Exhibit 5.1
RICHARDSON & PATEL
10900 Wilshire Blvd.
Suite 500
Los Angeles, California 90024
Telephone (310) 208-1182
Facsimile (310) 208-1154
December 23, 2008
Derycz Scientific, Inc.
10990 Wilshire Boulevard
Suite 1410
Los Angeles, California 90024
Re: | Post-Effective Amendment No. 1 to Registration Statement on Form S-1, File No. 333-148392 |
Ladies and Gentlemen:
We have acted as counsel to Derycz Scientific, Inc., a Nevada corporation (the “Company”), in connection with the registration with the Securities and Exchange Commission (the “Commission”) on Form S-1 of 5,568,750 shares of the Company’s common stock, par value $0.001 (the “Shares”), 3,712,500 of which have been issued to certain selling stockholders and 1,856,250 shares of which may be issued to certain selling stockholders upon the exercise of certain warrants.
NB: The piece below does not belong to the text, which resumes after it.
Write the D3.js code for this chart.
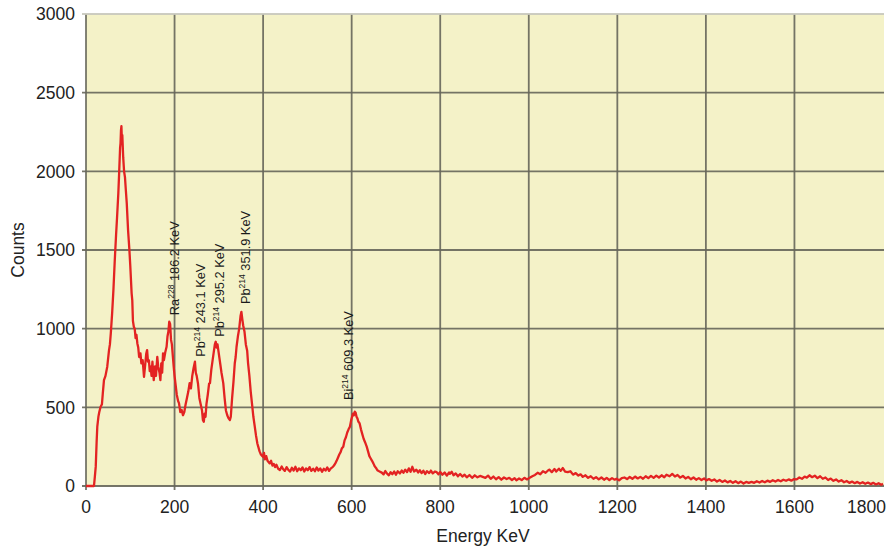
<!DOCTYPE html>
<html>
<head>
<meta charset="utf-8">
<script src="https://cdn.jsdelivr.net/npm/d3@7"></script>
<style>
  html, body { margin: 0; padding: 0; background: #ffffff; }
  svg { display: block; font-family: "Liberation Sans", Arial, sans-serif; }
</style>
</head>
<body>
<svg id="chart" width="894" height="547"></svg>
<script>
// ---------------- data ----------------
const energy = [0,10,18,20,22,24,25.5,28,30,33,36,38,40.6,44,48,52,54,56,59,62,65,68,70,73,75,77,78,79,80,81,82,84,86,88,90,92,95,98,100,103,104.5,106,108,110,112,114,116,118,120,123,125,128,131,134,136,138,140,142,144,146,148,150,153,156,158,161,163,166,168,170,172,174,176,179,182,184,186,188,190,192,194,195,198,200,202,205,208,210,213,216,219,222,225,228,231,234,237,240,243,246,248,250,253,256,259,262,264,266,268,270,272,275,278,280,283,286,289,291,293,295,297,300,303,306,310,313,316,319,322,325,327,330,333,336,338,340,343,346,349,351,353,355,358,361,364,366,369,372,375,378,381,384,387,389,392,395,398,400,402,404,407,410,413,415,418,421,424,427,430,434,438,442,445,449,453,457,461,465,469,473,477,481,485,489,493,497,501,505,509,513,517,521,525,529,533,537,541,545,549,553,557,560,563,566,569,572,575,578,581,584,587,590,593,596,599,601,603,605,607,609,611,613,615,618,621,624,627,630,634,637,640,643,646,649,652,655,658,661,664,668,672,676,680,684,688,692,696,700,704,709,713,717,721,725,729,733,737,741,746,750,754,758,762,766,770,775,779,783,788,792,796,800,805,810,815,820,822,826,830,835,840,845,850,855,860,866,872,878,884,890,896,902,908,914,920,926,932,938,944,950,956,962,968,972,978,984,990,996,1002,1008,1014,1020,1026,1032,1038,1044,1047,1052,1058,1062,1068,1072,1077,1082,1088,1094,1100,1106,1112,1117,1122,1128,1134,1140,1146,1152,1158,1164,1170,1176,1182,1188,1194,1198,1204,1210,1216,1222,1228,1234,1240,1246,1252,1258,1264,1270,1276,1282,1288,1294,1300,1306,1311,1318,1324,1330,1336,1342,1348,1354,1360,1366,1372,1378,1384,1390,1396,1401,1407,1413,1419,1425,1431,1437,1443,1449,1455,1461,1467,1473,1479,1485,1491,1497,1503,1509,1515,1521,1527,1533,1539,1545,1551,1557,1563,1569,1575,1581,1587,1593,1599,1605,1611,1617,1623,1628,1634,1640,1646,1652,1658,1664,1670,1676,1682,1688,1694,1700,1706,1712,1718,1724,1730,1736,1742,1748,1754,1760,1766,1772,1778,1784,1790,1796,1800];
const counts = [0,0,0,60,123,280,377,440,470,504,520,590,673,700,758,864,900,970,1097,1250,1436,1600,1700,1860,2000,2150,2180,2260,2287,2200,2230,2090,2000,1963,1880,1800,1626,1500,1400,1226,1182,1050,1012,1000,940,960,906,880,820,843,780,800,694,780,840,864,790,800,730,758,700,790,673,760,700,821,760,720,673,780,720,843,800,850,885,950,980,1044,1030,930,900,864,760,700,652,580,540,527,470,483,450,470,520,560,600,654,620,700,750,790,720,700,650,560,520,480,420,408,460,440,520,580,650,654,740,800,860,900,917,880,900,840,780,720,654,560,480,450,430,419,440,560,660,780,820,885,950,1000,1080,1107,1060,1020,980,900,860,781,700,600,520,440,380,320,270,250,220,200,190,186,210,170,190,160,150,144,160,130,140,120,135,110,102,124,108,96,120,102,92,116,98,122,94,112,100,118,92,112,100,120,96,110,94,118,98,112,90,110,98,118,96,112,120,130,144,160,180,200,215,240,250,290,310,340,360,377,420,440,460,450,472,465,440,430,410,398,360,330,300,280,250,220,190,175,160,144,125,115,100,95,91,85,74,95,78,68,88,75,92,72,94,80,98,84,104,88,112,90,122,92,104,86,100,82,97,76,94,82,98,80,92,88,74,90,72,86,66,86,78,90,68,80,62,76,60,72,55,70,52,68,55,64,58,52,66,46,60,43,56,40,54,44,52,38,50,36,48,38,52,42,52,62,70,84,74,94,84,100,104,88,108,92,110,96,114,92,88,94,72,82,66,74,58,68,52,62,46,56,42,54,40,52,38,50,40,46,36,50,54,44,57,46,60,48,58,46,62,50,64,52,66,54,68,56,72,62,77,60,70,53,64,48,58,43,54,40,50,38,48,36,44,33,42,28,38,26,35,23,32,20,30,18,28,16,26,20,26,20,30,22,32,24,34,26,37,28,38,30,40,33,42,34,44,42,54,46,60,53,68,56,66,50,62,46,54,38,47,33,42,28,37,24,32,20,28,18,26,16,24,14,22,12,20,10,18,8,14,10];

const xTicks = [0,200,400,600,800,1000,1200,1400,1600,1800];
const yTicks = [0,500,1000,1500,2000,2500,3000];

// peak annotations: element, mass number, label text, anchor (energy, counts)
const peakElement = ["Ra","Pb","Pb","Pb","Bi"];
const peakMass    = ["228","214","214","214","214"];
const peakText    = [" 186.2 KeV"," 243.1 KeV"," 295.2 KeV"," 351.9 KeV"," 609.3 KeV"];
const peakAnchorE = [209, 268, 311, 370, 603];
const peakAnchorC = [1086, 821, 948, 1156, 546];

// ---------------- layout ----------------
const W = 894, H = 547;
const margin = {left: 86, top: 14, right: 10, bottom: 61};
const iw = W - margin.left - margin.right;
const ih = H - margin.top - margin.bottom;

const svg = d3.select("#chart");
const g = svg.append("g").attr("transform", `translate(${margin.left},${margin.top})`);

const x = d3.scaleLinear().domain([0,1800]).range([0, iw - 1]);
const y = d3.scaleLinear().domain([0,3000]).range([ih, 0]);

// background
g.append("rect").attr("x",0).attr("y",0).attr("width",iw).attr("height",ih)
  .attr("fill","#f4f2c8");

const gridColor = "#66665a";

// vertical grid lines + ticks
g.append("g").selectAll("line").data(xTicks.filter(d => d < 1800)).join("line")
  .attr("x1", d => x(d)).attr("x2", d => x(d))
  .attr("y1", 0).attr("y2", ih + 4)
  .attr("stroke", gridColor).attr("stroke-width", 1.8).attr("stroke-opacity", 0.9);

// horizontal grid lines + ticks
g.append("g").selectAll("line").data(yTicks).join("line")
  .attr("x1", -4).attr("x2", iw)
  .attr("y1", d => y(d)).attr("y2", d => y(d))
  .attr("stroke", d => d === 3000 ? "#c8c8bc" : gridColor)
  .attr("stroke-width", 1.8).attr("stroke-opacity", 0.9);

// x tick labels (last one kept inside the picture)
g.append("g").selectAll("text").data(xTicks).join("text")
  .attr("x", d => d === 1800 ? x(d) + 3 : x(d)).attr("y", ih + 27)
  .attr("text-anchor", d => d === 1800 ? "end" : "middle")
  .attr("font-size", 17.5).attr("fill", "#222")
  .text(d => d);

// y tick labels
g.append("g").selectAll("text").data(yTicks).join("text")
  .attr("x", -11).attr("y", d => y(d)).attr("dy", "0.36em")
  .attr("text-anchor", "end")
  .attr("font-size", 17.5).attr("fill", "#222")
  .text(d => d);

// axis titles
svg.append("text")
  .attr("x", margin.left + iw/2 - 2).attr("y", 541.5)
  .attr("text-anchor","middle").attr("font-size", 17.5).attr("fill","#222")
  .text("Energy KeV");
svg.append("text")
  .attr("transform", `translate(24,${margin.top + ih/2}) rotate(-90)`)
  .attr("text-anchor","middle").attr("font-size", 17.5).attr("fill","#222")
  .text("Counts");

// spectrum line
const data = energy.map((e,i) => ({e, c: counts[i]}));
const line = d3.line().x(d => x(d.e)).y(d => y(d.c));
g.append("path").datum(data)
  .attr("d", line)
  .attr("fill","none")
  .attr("stroke","#e32322")
  .attr("stroke-width", 2.3)
  .attr("stroke-linejoin","round");

// peak labels
peakElement.forEach((el, i) => {
  const t = g.append("text")
    .attr("transform", `translate(${x(peakAnchorE[i])},${y(peakAnchorC[i])}) rotate(-90)`)
    .attr("text-anchor","start")
    .attr("font-size", 12.8).attr("fill","#1a1a1a");
  t.append("tspan").text(el);
  t.append("tspan").attr("font-size", 8.5).attr("dy", -5).text(peakMass[i]);
  t.append("tspan").attr("dy", 5).text(peakText[i]);
});
</script>
</body>
</html>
In connection with this registration, we have reviewed the proceedings of the Board of Directors of the Company relating to the registration and the issuance (or proposed issuance) of the Shares, the Company’s Certificate of Incorporation and all amendments thereto, the Bylaws of the Company and all amendments thereto, and such other documents and matters as we have deemed necessary to render the following opinion.
Based upon that review, it is our opinion that the Shares now issued are legally issued, fully paid and non-assessable and the Shares that may be issued upon the exercise of the warrants will be legally issued, fully paid, and non-assessable under Nevada law, including the statutory provisions, all applicable provisions of the Nevada Constitution and all reported judicial decisions interpreting those laws.
We hereby consent to the use of this opinion in the registration statement filed with the Commission in connection with the registration of the Shares and to reference to our firm under the heading “Legal Matters” in the registration statement and the prospectus included therein.